There was once a boy who loved the clouds. He loved looking up and seeing the extraordinary patterns the clouds sometimes make. He loved to observe the way the clouds move, sometimes drifting very slowly, sometimes scudding across the sky.

Before long, the boy was wishing he could be up in the sky with the clouds. He wished this so hard and for such a long time that the clouds decided to grant his wish. A scudding cloud rushed down to earth and, brushing lightly across the ground, gathered him up and carried him into the sky.

The boy was amazed at how much fun it was, jumping between clouds and running across them, stepping down what looked like stairways and then nestling into the softest cloud for a rest.
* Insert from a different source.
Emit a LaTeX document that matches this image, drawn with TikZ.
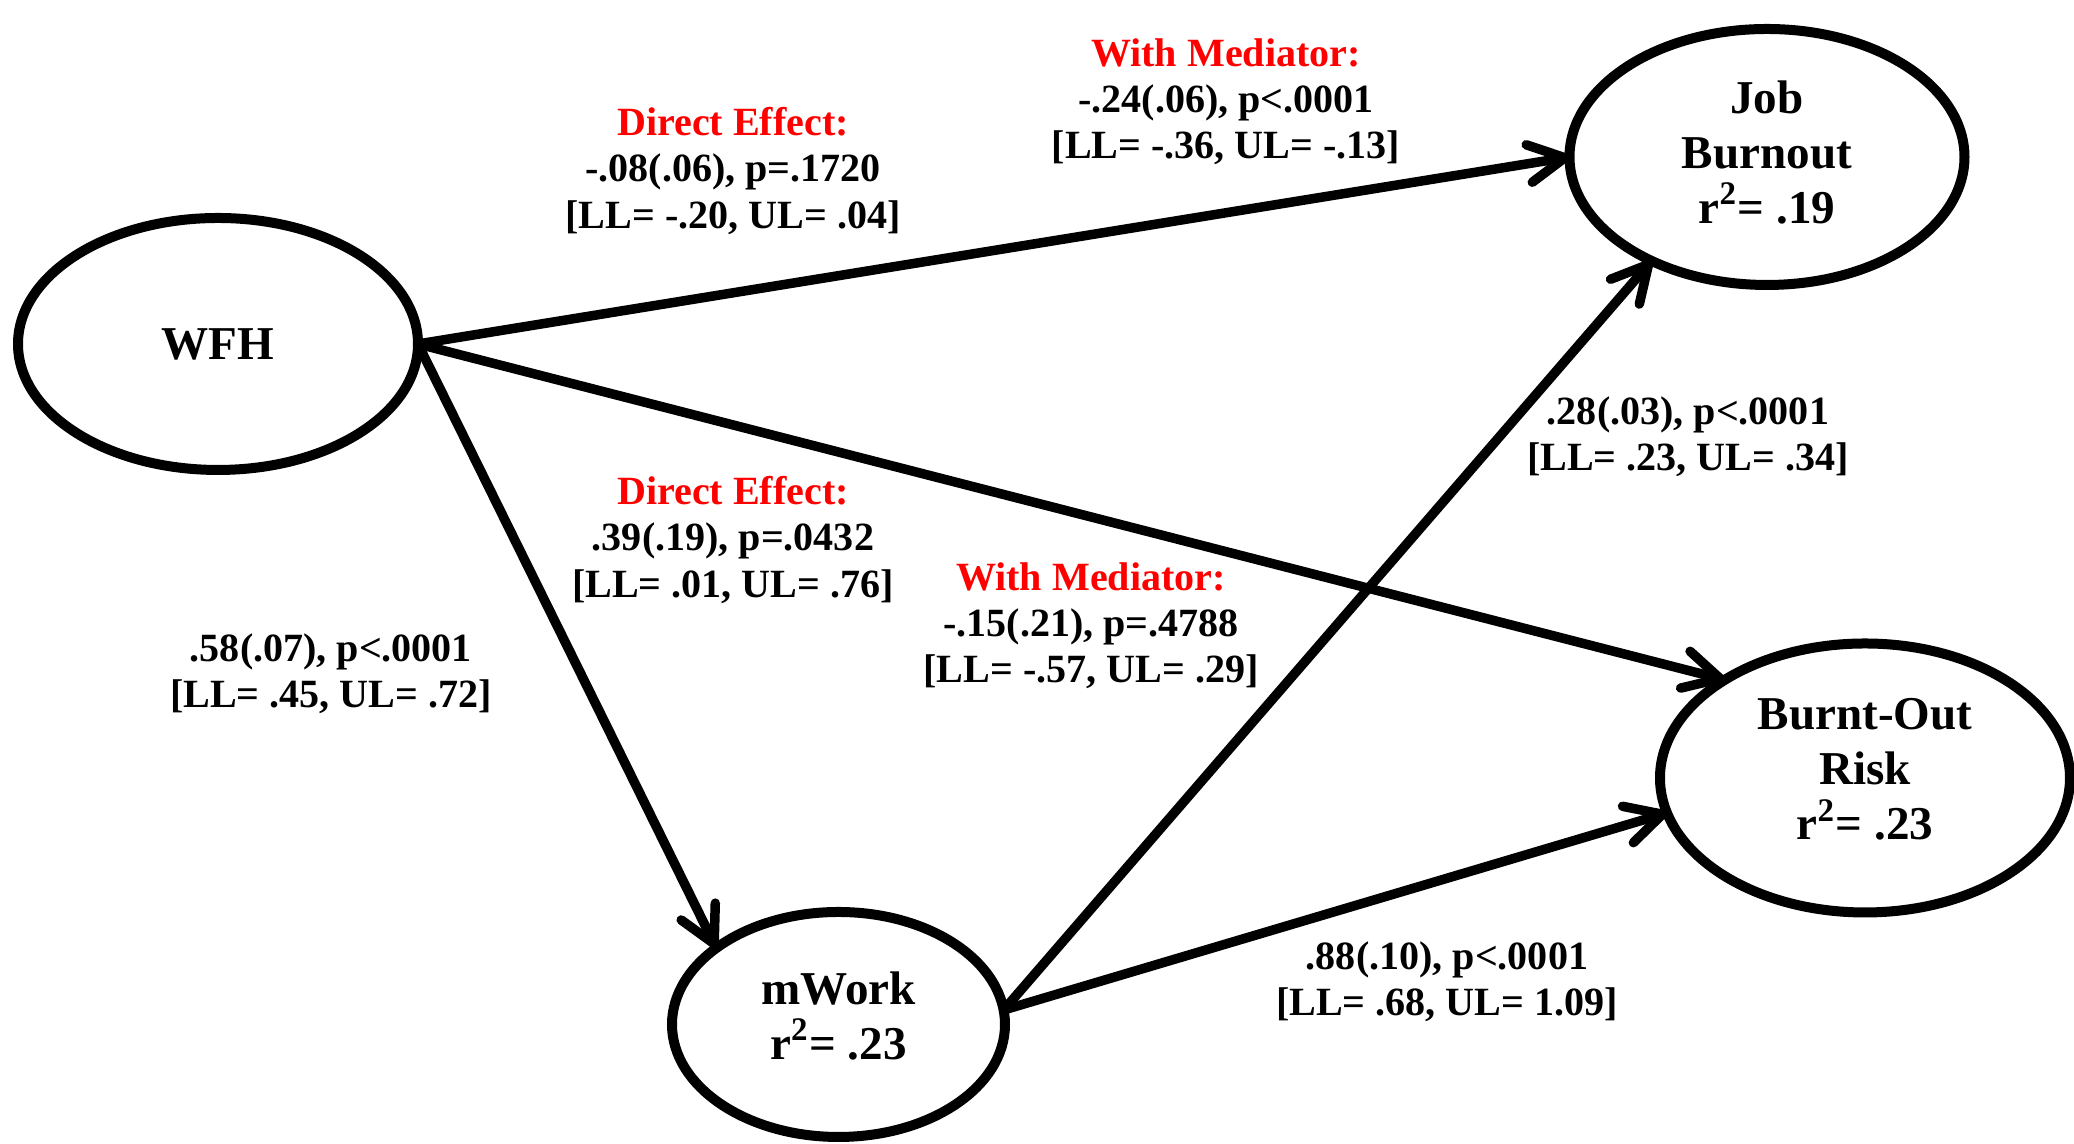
\documentclass[tikz,border=0pt]{standalone}
\usepackage{fontspec}
\setmainfont{Liberation Serif}
\usetikzlibrary{shapes.geometric,arrows.meta}
\definecolor{labred}{RGB}{255,0,0}

\begin{document}
\begin{tikzpicture}[
	var/.style={ellipse, draw, line width=1mm, inner sep=0pt, outer sep=0pt,
		align=center, font=\fontsize{13.4}{15.6}\selectfont\bfseries},
	multi/.style={text depth=#1},
	lbl/.style={align=center, inner sep=0pt, font=\fontsize{11.4}{13.1}\selectfont\bfseries},
	arr/.style={line width=0.95mm, -{Straight Barb[length=3.6mm,width=3.8mm,round]}}
	]

	\useasboundingbox (0,0) rectangle (20.74,11.44);

	% Variables
	\node[var, minimum width=4.00cm, minimum height=2.52cm] (wfh) at (2.18,8.00) {WFH};
	\node[var, multi=1.0mm, minimum width=3.95cm, minimum height=2.56cm] (job) at (17.67,9.87) {Job\\Burnout\\r\textsuperscript{2}= .19};
	\node[var, multi=1.8mm, minimum width=4.10cm, minimum height=2.69cm] (risk) at (18.65,3.66) {Burnt-Out\\Risk\\r\textsuperscript{2}= .23};
	\node[var, multi=1.8mm, minimum width=3.33cm, minimum height=2.25cm] (mwork) at (8.385,1.195) {mWork\\r\textsuperscript{2}= .23};

	% Paths
	\draw[arr] (wfh.east) -- (job.west);
	\draw[arr] (wfh.east) -- (risk.145);
	\draw[arr] (wfh.east) -- (mwork.148);
	\draw[arr] (mwork.5) -- (job.222);
	\draw[arr] (mwork.5) -- (risk.190);

	% Coefficients
	\node[lbl] (dejob) at (7.33,9.73) {\textcolor{labred}{Direct Effect:}\\-.08(.06), p=.1720\\{}[LL= -.20, UL= .04]};
	\node[lbl] (wmjob) at (12.26,10.42) {\textcolor{labred}{With Mediator:}\\-.24(.06), p<.0001\\{}[LL= -.36, UL= -.13]};
	\node[lbl] (derisk) at (7.33,6.04) {\textcolor{labred}{Direct Effect:}\\.39(.19), p=.0432\\{}[LL= .01, UL= .76]};
	\node[lbl] (wmrisk) at (10.91,5.18) {\textcolor{labred}{With Mediator:}\\-.15(.21), p=.4788\\{}[LL= -.57, UL= .29]};
	\node[lbl] (amwork) at (3.31,4.70) {.58(.07), p<.0001\\{}[LL= .45, UL= .72]};
	\node[lbl] (bjob) at (16.88,7.07) {.28(.03), p<.0001\\{}[LL= .23, UL= .34]};
	\node[lbl] (brisk) at (14.47,1.62) {.88(.10), p<.0001\\{}[LL= .68, UL= 1.09]};

\end{tikzpicture}
\end{document}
But after a while, the boy became sad. There was no-one to talk to up in the sky and, looking down at earth, he began to yearn to be back there. So sad did he become that the clouds decided to grant him his wish. At first when a great big rain cloud gathered him up, the boy could hardly tell the difference between the tears he’d been crying and the great stream of rain-drops that brought him back down to earth.  But when his feet touched the ground, oh was he glad!

Oh boy, was he glad!

Story No. 2:

There was once an artist whose fame came to the attention of his country’s Emperor. But when the Emperor sent a message demanding that the artist attend at his palace with whichever of his paintings he chose to bring, the artist refused the Emperor’s wish. If the Emperor wished to see one of his paintings, he should come to the artist’s studio.
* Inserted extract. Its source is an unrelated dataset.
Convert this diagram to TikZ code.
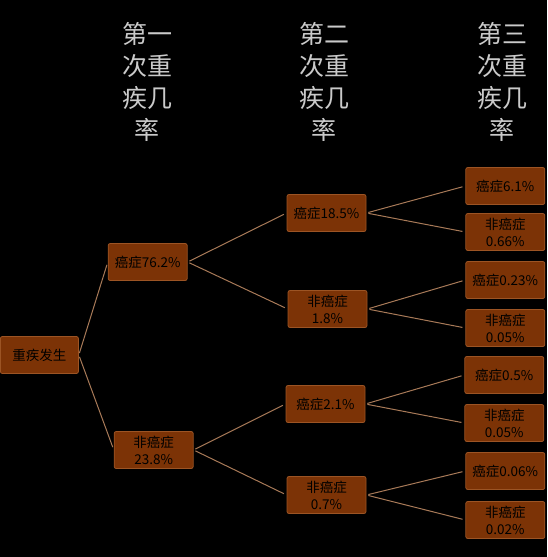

Although the Emperor was not at all pleased by this response, it made him all the more keen to see what the artist was up to. So he went to the artist’s studio and when he entered, he was surprised to see just one painting set up on an easel. He was even more surprised to see that, in his opinion, the painting was extremely dull. It was simply a painting of water.

‘Is that all?’ the Emperor demanded. ‘Just water! Haven’t you got anything better?’
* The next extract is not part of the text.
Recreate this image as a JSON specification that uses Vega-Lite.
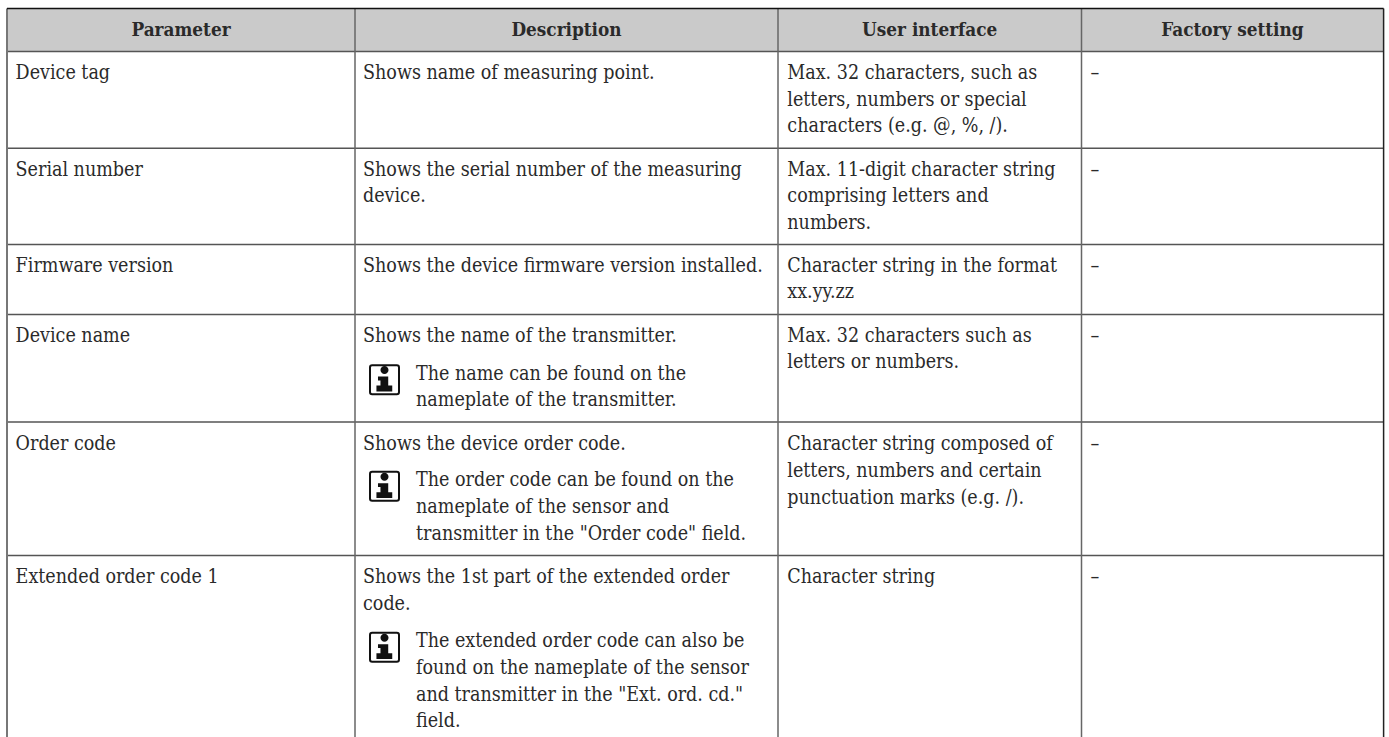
{"$schema":"https://vega.github.io/schema/vega-lite/v6.json","width":1389,"height":737,"autosize":{"type":"fit","contains":"padding"},"padding":0,"background":"white","view":{"stroke":null},
"config":{"text":{"font":"DejaVu Serif Condensed","fontSize":19.5,"color":"#2a2a2a"}},
"datasets":{
"header":[{"col":2,"line":1,"text":"Parameter"},{"col":7,"line":1,"text":"Description"},{"col":10,"line":1,"text":"User interface"},{"col":13,"line":1,"text":"Factory setting"}],
"body":[
{"col":1,"line":3,"text":"Device tag"},{"col":4,"line":3,"text":"Shows name of measuring point."},{"col":9,"line":3,"text":"Max. 32 characters, such as"},{"col":9,"line":4,"text":"letters, numbers or special"},{"col":9,"line":5,"text":"characters (e.g. @, %, /)."},{"col":12,"line":3,"text":"–"},
{"col":1,"line":7,"text":"Serial number"},{"col":4,"line":7,"text":"Shows the serial number of the measuring"},{"col":4,"line":8,"text":"device."},{"col":9,"line":7,"text":"Max. 11-digit character string"},{"col":9,"line":8,"text":"comprising letters and"},{"col":9,"line":9,"text":"numbers."},{"col":12,"line":7,"text":"–"},
{"col":1,"line":11,"text":"Firmware version"},{"col":4,"line":11,"text":"Shows the device firmware version installed."},{"col":9,"line":11,"text":"Character string in the format"},{"col":9,"line":12,"text":"xx.yy.zz"},{"col":12,"line":11,"text":"–"},
{"col":1,"line":14,"text":"Device name"},{"col":4,"line":14,"text":"Shows the name of the transmitter."},{"col":6,"line":16,"text":"The name can be found on the"},{"col":6,"line":17,"text":"nameplate of the transmitter."},{"col":9,"line":14,"text":"Max. 32 characters such as"},{"col":9,"line":15,"text":"letters or numbers."},{"col":12,"line":14,"text":"–"},
{"col":1,"line":19,"text":"Order code"},{"col":4,"line":19,"text":"Shows the device order code."},{"col":6,"line":21,"text":"The order code can be found on the"},{"col":6,"line":23,"text":"nameplate of the sensor and"},{"col":6,"line":24,"text":"transmitter in the \"Order code\" field."},{"col":9,"line":19,"text":"Character string composed of"},{"col":9,"line":20,"text":"letters, numbers and certain"},{"col":9,"line":22,"text":"punctuation marks (e.g. /)."},{"col":12,"line":19,"text":"–"},
{"col":1,"line":26,"text":"Extended order code 1"},{"col":4,"line":26,"text":"Shows the 1st part of the extended order"},{"col":4,"line":27,"text":"code."},{"col":6,"line":28,"text":"The extended order code can also be"},{"col":6,"line":29,"text":"found on the nameplate of the sensor"},{"col":6,"line":30,"text":"and transmitter in the \"Ext. ord. cd.\""},{"col":6,"line":31,"text":"field."},{"col":9,"line":26,"text":"Character string"},{"col":12,"line":26,"text":"–"}
],
"notes":[{"col":5,"line":16},{"col":5,"line":21},{"col":5,"line":28}],
"hlines":[{"line":2},{"line":6},{"line":10},{"line":13},{"line":18},{"line":25}],
"vlines":[{"col":3},{"col":8},{"col":11}]
},
"layer":[
{"data":{"values":[{"a":0,"b":14,"l1":0,"l2":2}]},"mark":{"type":"rect","fill":"#CACACA"},"encoding":{"x":{"field":"a","type":"quantitative","axis":null,"scale":{"domain":[0,1,2,3,4,5,6,7,8,9,10,11,12,13,14],"range":[7,15.6,181,355,363,384.5,416,566.5,778,787.3,929.7,1081.5,1090.4,1232.4,1383.6],"nice":false,"zero":false,"clamp":false}},"x2":{"field":"b"},"y":{"field":"l1","type":"quantitative","axis":null,"scale":{"domain":[0,1,2,3,4,5,6,7,8,9,10,11,12,13,14,15,16,17,18,19,20,21,22,23,24,25,26,27,28,29,30,31,32],"range":[8.5,35.7,51.5,79,105.7,132.4,148.3,175.7,202.3,229,244.5,271.7,298.3,314.5,341.7,368.4,379.7,406.3,422,450.3,477,486.3,503.7,513,539.7,555.5,583,610,647.3,674,700.7,727.4,737],"nice":false,"zero":false}},"y2":{"field":"l2"}}},
{"data":{"name":"hlines"},"mark":{"type":"rule","stroke":"#555555","strokeWidth":1.5},"encoding":{"y":{"field":"line","type":"quantitative"},"x":{"datum":0,"type":"quantitative"},"x2":{"datum":14}}},
{"data":{"name":"vlines"},"mark":{"type":"rule","stroke":"#666666","strokeWidth":1.5},"encoding":{"x":{"field":"col","type":"quantitative"},"y":{"datum":0,"type":"quantitative"},"y2":{"datum":32}}},
{"data":{"values":[{"col":0}]},"mark":{"type":"rule","stroke":"#777777","strokeWidth":2},"encoding":{"x":{"field":"col","type":"quantitative"},"y":{"datum":0,"type":"quantitative"},"y2":{"datum":32}}},
{"data":{"values":[{"col":14}]},"mark":{"type":"rule","stroke":"#222222","strokeWidth":1.5},"encoding":{"x":{"field":"col","type":"quantitative"},"y":{"datum":0,"type":"quantitative"},"y2":{"datum":32}}},
{"data":{"values":[{"line":0}]},"mark":{"type":"rule","stroke":"#111111","strokeWidth":1.5},"encoding":{"y":{"field":"line","type":"quantitative"},"x":{"datum":0,"type":"quantitative"},"x2":{"datum":14}}},
{"data":{"name":"notes"},"mark":{"type":"point","filled":false,"stroke":"#111111","strokeWidth":2,"opacity":1,"size":841,"shape":"M-.85,-1 L.85,-1 Q1,-1 1,-.85 L1,.85 Q1,1 .85,1 L-.85,1 Q-1,1 -1,.85 L-1,-.85 Q-1,-1 -.85,-1 Z"},"encoding":{"x":{"field":"col","type":"quantitative"},"y":{"field":"line","type":"quantitative"}}},
{"data":{"name":"notes"},"mark":{"type":"point","filled":true,"fill":"#111111","opacity":1,"stroke":null,"size":961,"shape":"M-.26,-.62 A.26,.26 0 1 1 .26,-.62 A.26,.26 0 1 1 -.26,-.62 Z M-.42,-.2 L.24,-.2 L.24,.38 L.5,.38 L.5,.76 L-.52,.76 L-.52,.38 L-.26,.38 L-.26,.05 L-.42,.05 Z"},"encoding":{"x":{"field":"col","type":"quantitative"},"y":{"field":"line","type":"quantitative"}}},
{"data":{"name":"header"},"mark":{"type":"text","align":"center","baseline":"alphabetic","fontWeight":"bold","fontSize":18.8},"encoding":{"x":{"field":"col","type":"quantitative"},"y":{"field":"line","type":"quantitative"},"text":{"field":"text"}}},
{"data":{"name":"body"},"mark":{"type":"text","align":"left","baseline":"alphabetic"},"encoding":{"x":{"field":"col","type":"quantitative"},"y":{"field":"line","type":"quantitative"},"text":{"field":"text"}}}
]}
‘Well, I do have other paintings,’ the artist replied, ‘and since you don’t approve of this one, I’ll go and fetch a different one.’

As the artist turned away, the Emperor was surprised to notice drops of water falling from the artist’s easel. Soon, these drops became a veritable stream and as the stream became stronger and rougher and began filling the floor of the studio, the Emperor was even more startled when a boat sailed out of the painting. By now, he was starting to panic and as the studio continued filling with water, he became extremely alarmed when the artist climbed into the boat and called goodbye as he sailed away.

As to what happened to the Emperor, I can only guess.

PS: Since I could never have captured the artistry of yesterday morning’s clouds, my photos today are all associated with water. The first speaks for itself, the second is the kind of strange remains of a creature you often come across on beaches. The fisherman in the bottom picture was photographed against strong sun down at Abereiddi beach.